Researchers from the Veterans Affairs Northeast Ohio Healthcare System noted that gains in PrEP use across the United States have proved inconsistent in nonveteran groups studied. To track PrEP use in the VHA, the biggest integrated health system in the country, by race and sex in four US regions from January 2019 through December 2022, they used the PrEP-to-need ratio (PnR). That ratio measures PrEP users in a demographic group relative to HIV incidence (new infections) in that group for a given period. A higher PnR indicates greater PrEP equity. Every VHA facility has equal access to all FDA-approved PrEP products, and veterans pay limited or no out-of-pocket costs.

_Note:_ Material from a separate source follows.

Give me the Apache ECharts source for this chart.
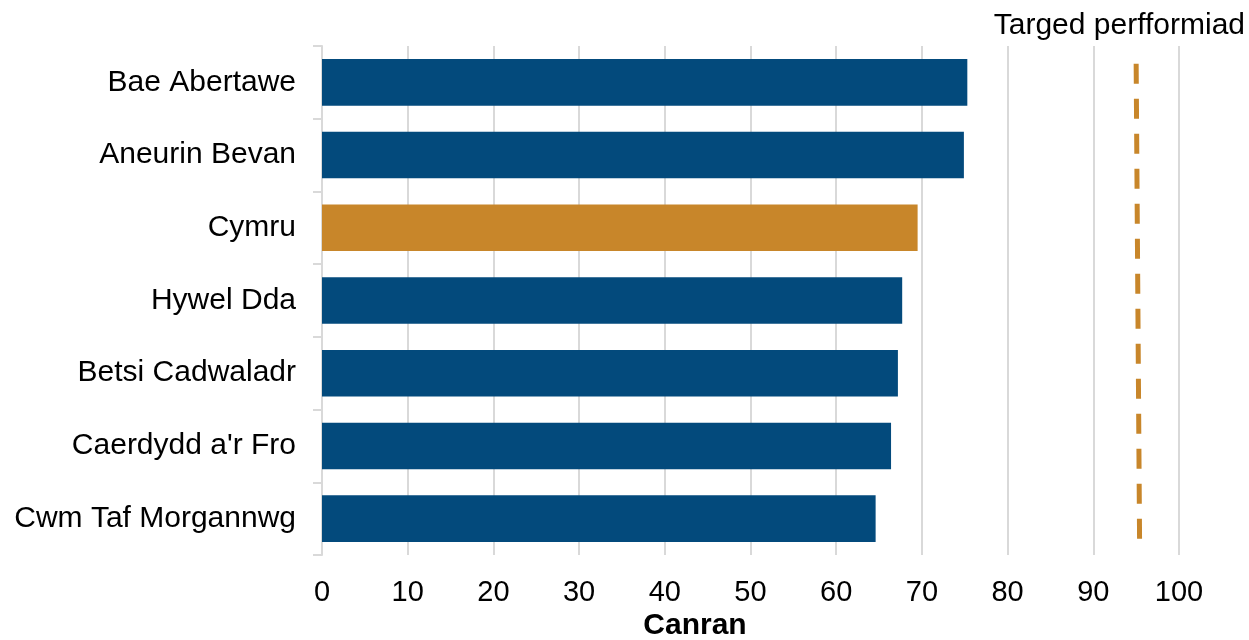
<!DOCTYPE html>
<html><head><meta charset="utf-8">
<script src="https://cdn.jsdelivr.net/npm/echarts@6/dist/echarts.min.js"></script>
<style>html,body{margin:0;padding:0;background:#fff}#c{width:1249px;height:640px}</style>
</head><body><div id="c"></div>
<script>
const categories = ["Bae Abertawe","Aneurin Bevan","Cymru","Hywel Dda","Betsi Cadwaladr","Caerdydd a'r Fro","Cwm Taf Morgannwg"];
const values = [75.3, 74.9, 69.5, 67.7, 67.2, 66.4, 64.6];
const highlight = "Cymru";
const xTicks = [0,10,20,30,40,50,60,70,80,90,100];
const targetX = [95.0, 95.4];
const targetY = [0.965, 0.027];
const targetLabel = "Targed perfformiad";
const xAxisName = "Canran";

const BLUE = "#034a7c", ORANGE = "#c8862a";
const font = "'Liberation Sans', Arial, sans-serif";
const chart = echarts.init(document.getElementById('c'));
chart.setOption({
  animation: false,
  textStyle: {fontFamily: font},
  title: [
    {text: targetLabel, right: 4, top: 11, padding: 0, textStyle: {fontFamily: font, fontSize: 30, fontWeight: 'normal', color: '#000'}},
    {text: xAxisName, left: 695, top: 611, padding: 0, textAlign: 'center', textStyle: {fontFamily: font, fontSize: 30, fontWeight: 'bold', color: '#000'}}
  ],
  grid: {left: 322, right: 70, top: 46, bottom: 85, containLabel: false},
  xAxis: [{
    type: 'value', min: xTicks[0], max: xTicks[xTicks.length-1], interval: 10,
    axisLine: {show: false}, axisTick: {show: false},
    splitLine: {lineStyle: {color: '#d9d9d9', width: 2}},
    axisLabel: {fontSize: 29, color: '#000', margin: 23, fontFamily: font}
  }],
  yAxis: [{
    type: 'category', data: categories, inverse: true,
    axisLine: {show: true, lineStyle: {color: '#d9d9d9', width: 2}},
    axisTick: {show: true, length: 9, lineStyle: {color: '#d9d9d9', width: 2}},
    axisLabel: {fontSize: 30, color: '#000', margin: 26, fontFamily: font}
  }, {
    type: 'value', min: 0, max: 1, show: false
  }],
  series: [{
    type: 'bar', barCategoryGap: '36%',
    data: values.map((v,i) => ({value: v, itemStyle: {color: categories[i] === highlight ? ORANGE : BLUE}})),
    z: 3
  }, {
    type: 'line', xAxisIndex: 0, yAxisIndex: 1, symbol: 'none',
    data: targetX.map((x,i) => [x, targetY[i]]),
    lineStyle: {color: ORANGE, width: 5, type: [20, 15], cap: 'butt'},
    z: 4
  }]
});
</script></body></html>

For this study PrEP use meant 1 or more prescription fills for any FDA-approved PrEP product during each calendar year, excluding people with a diagnosis of HIV or HBV before the fill. The researchers defined a new HIV diagnosis as a first-ever positive HIV confirmatory test or detectable HIV viral load before first-ever antiretroviral fill in a calendar year.
Yearly PrEP use rose nationally in the VHA system by 57% (from 3844 to 6041 veterans) from 2019 to 2022. Over the same span, new HIV diagnoses in the VHA fell nationally by 12% across all racial and ethnic groups-dropping 7% in people assigned male at birth and 2.5% in people assigned female.
Across the country PnR rose (improved) for all racial and ethnic groups from 6.2 to 20.2 over the 4 study years. But by the end of 2022, PnR for whites remained nearly double that for blacks (15.5 versus 8.4). In the South in 2022, blacks accounted for 53.5% of all HIV diagnoses in the VHA system (versus all other races) but had only 34.3% of all PrEP users. In contrast, national percentages for HIV diagnoses and PrEP users in 2022 were 38.6% and 26.4%. In the Northeast respective fractions were 29.0% and 31.9%.
Across all four regions, PnR for birth sex males remained persistently higher than for birth sex females from 2019 through 2022 (12.4 vs 7.0 in 2022). Nationally in 2022, female veterans accounted for 7.0% of HIV diagnoses and 4.8% of PrEP users. That disparity was worst in the West (14.2% vs 4.1%) and best in the South (5.3% vs 5.4%).
The VHA investigators cautioned that the COVID pandemic may have curbed HIV testing and so led to a falsely lower PnR denominator-and thus an inaccurately higher PnR-especially in 2020. They noted that electronic records in the VHA do not provide "robust sexual orientation and gender identity data," so this study had limited ability to assess PrEP equity in sexual and gender minorities.
The VHA team concluded, that despite gains in PrEP use among veterans in the last 4 years, "racial and sex-based disparities along regional lines exist." They noted that PrEP use remains low in birth females and that tailored interventions are needed to boost PrEP use in blacks, especially in the South.
The researchers believe their findings "underscore that the underlying reasons for racial disparities in PrEP uptake go beyond equal access" to PrEP and could involve stigma and structural racism.
Reference
1. Musoke LS, Shumaker A, Van Epps P. PrEP inequity across geographic, racial and sex groups in a nationwide US veteran cohort. IDWeek 2023, October 11-15, 2023, Boston.